Scoperti vicino Agrigento i residui di una giara dell'Età del Rame.
Che il vino fosse stato da sempre il miglior accompagnatore dei pasti degli italiani è cosa risaputa ed ora lo conferma anche una scoperta. Il vino italiano più antico del mondo ha quasi 6000 anni: i suoi residui sono stati individuati in una grande giara dell'Età del Rame rinvenuta in una grotta vicino Agrigento da un gruppo internazionale di ricercatori coordinato dall'archeologo Davide Tanasi dell'Università della Florida Meridionale, a cui hanno preso parte anche in Consiglio Nazionale delle Ricerche (Cnr), l'Università di Catania e gli esperti della Soprintendenza ai Beni Culturali di Agrigento.

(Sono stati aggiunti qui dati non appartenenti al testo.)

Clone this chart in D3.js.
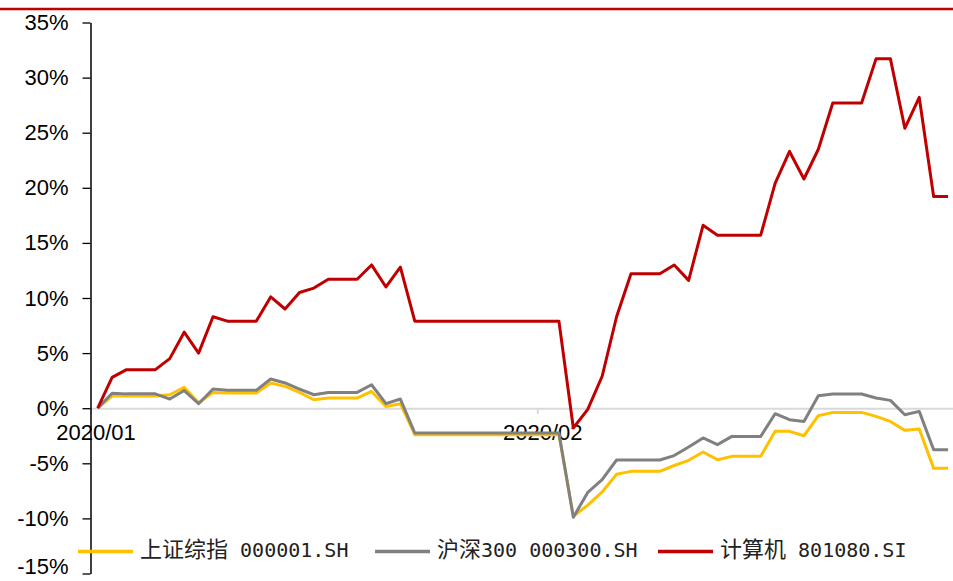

Il Microchemical Journal ha pubblicato la scoperta che dimostra che la viticoltura e la produzione di vino in Italia non sono cominciate nell'Età del Bronzo, come ipotizzato finora, ma oltre 2000 anni prima. Così confermerebbero i residui chimici rimasti su una giara trovata in una grotta del Monte Kronio e risalente agli inizi del IV millennio a.C.: la terracotta, non smaltata, ha conservato tracce di acido tartarico e del suo sale di sodio, sostanze che si trovano naturalmente negli acini d'uva e nel processo di vinificazione.
È molto raro che si riesca a determinare la composizione esatta di tali residui, perché per farlo è necessario che il vasellame sia estratto completamente intatto. I ricercatori intendono ora continuare i loro studi per riuscire a stabilire se questo primo antichissimo vino italiano fosse rosdo o bianco.
Altro che cane, per gli italiani, il miglior amico dell'uomo, già a partire dall'Età del Rame, è sempre stato il vino.